Executive recommendations for structuring the partnership
- Choose the commercial model before the technical model. Margin rights, renewal ownership, and packaging flexibility matter more than early integration aesthetics.
- Define the ideal customer profile for embedded ERP separately from the core SaaS product. Not every customer is ready for ERP complexity.
- Build a tiered partner program with certification, implementation standards, and vertical specialization from the start.
- Package the offer around business outcomes such as multi-entity control, inventory accuracy, project profitability, or procurement governance rather than generic ERP features.
- Create a support operating model that clearly separates application support, implementation remediation, and platform escalation.
- Track recurring revenue quality, not just bookings. Measure gross retention, implementation cycle time, partner utilization, and expansion rate by cohort.

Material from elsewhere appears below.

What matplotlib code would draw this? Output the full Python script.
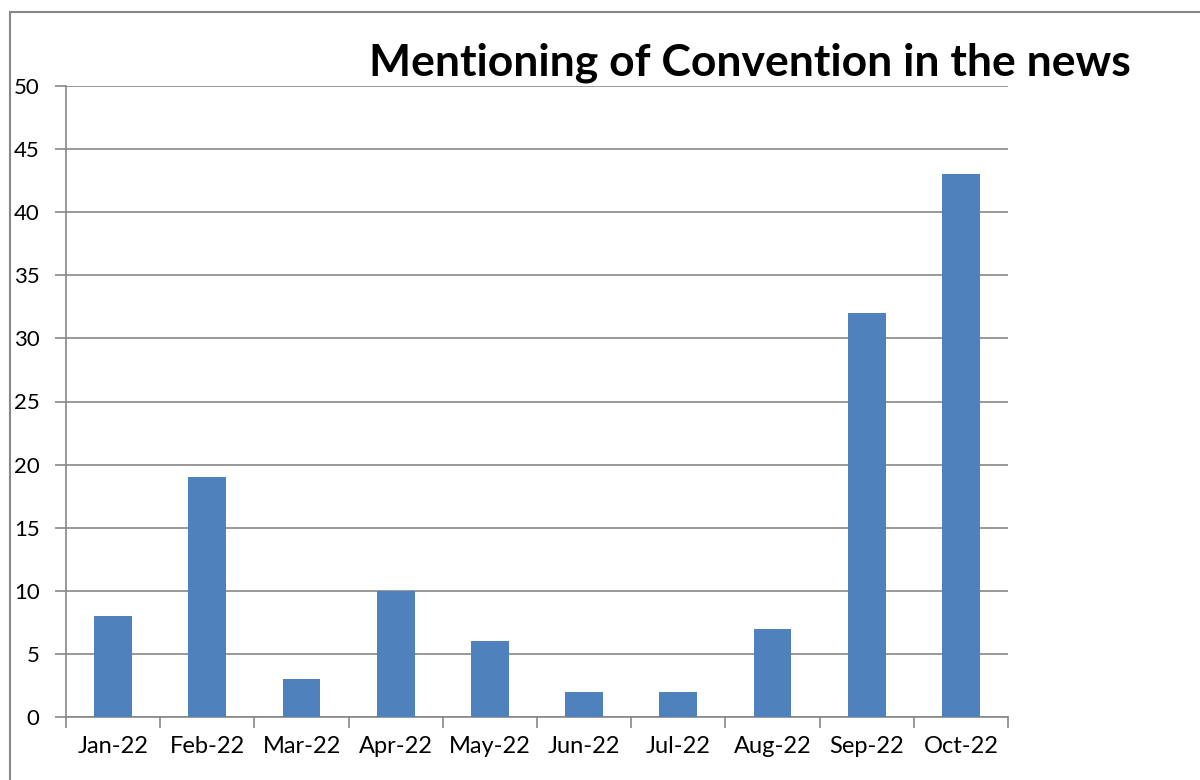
import matplotlib
matplotlib.use('Agg')
import matplotlib.pyplot as plt
from matplotlib.patches import Rectangle

months = ["Jan-22", "Feb-22", "Mar-22", "Apr-22", "May-22",
          "Jun-22", "Jul-22", "Aug-22", "Sep-22", "Oct-22"]
mentions = [8, 19, 3, 10, 6, 2, 2, 7, 32, 43]
yticks = list(range(0, 55, 5))

plt.rcParams['font.family'] = ['Lato', 'DejaVu Sans']
grey = "#878787"

fig = plt.figure(figsize=(12, 7.8), dpi=100)
ax = fig.add_axes([66/1200, 1 - 717/780, (1008 - 66)/1200, (717 - 86)/780])

x = list(range(len(months)))
ax.bar(x, mentions, width=0.4, color="#4F81BD", zorder=3)

ax.set_xlim(-0.5, len(months) - 0.5)
ax.set_ylim(0, 50)
ax.set_yticks(yticks)
ax.yaxis.grid(True, color=grey, linewidth=1.2, zorder=0)

ax.set_xticks(x)
ax.set_xticklabels(months, fontsize=17)
ax.set_xticks([i - 0.5 for i in range(len(months) + 1)], minor=True)
ax.tick_params(axis='x', which='major', length=0, pad=14)
ax.tick_params(axis='x', which='minor', length=8, width=1.2, color=grey)
ax.tick_params(axis='y', length=8, width=1.2, color=grey, labelsize=16, pad=11)

for side in ["top", "right"]:
    ax.spines[side].set_visible(False)
for side in ["left", "bottom"]:
    ax.spines[side].set_color(grey)
    ax.spines[side].set_linewidth(1.2)

fig.text(0.625, 0.919, "Mentioning of Convention in the news",
         fontsize=32, fontweight='bold', ha='center', va='center')

fig.patches.append(Rectangle((10/1200, -0.1), 1.2, 1 - 12/780 + 0.1,
                             transform=fig.transFigure, fill=False,
                             edgecolor=grey, linewidth=1.5))

fig.savefig("out.png", dpi=100)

How to evaluate whether your company is ready
A software company is usually ready for a wholesale embedded ERP partnership when three conditions are present. First, customers are already asking for adjacent operational or financial workflows. Second, the company has enough go-to-market maturity to package and sell a broader solution. Third, leadership is willing to invest in partner enablement, delivery governance, and customer success processes.
The wrong time to pursue embedded ERP is when the core product still lacks retention stability, implementation discipline, or clear market positioning. In those cases, ERP can magnify operational weaknesses. The right partnership should extend a strong platform, not compensate for an unstable one.
For enterprise partnership leaders, the strategic question is straightforward: can embedded ERP increase lifetime value faster than it increases delivery complexity? If the answer is yes, and the ecosystem model is designed with discipline, wholesale ERP partnerships can become one of the most effective expansion levers available to software companies.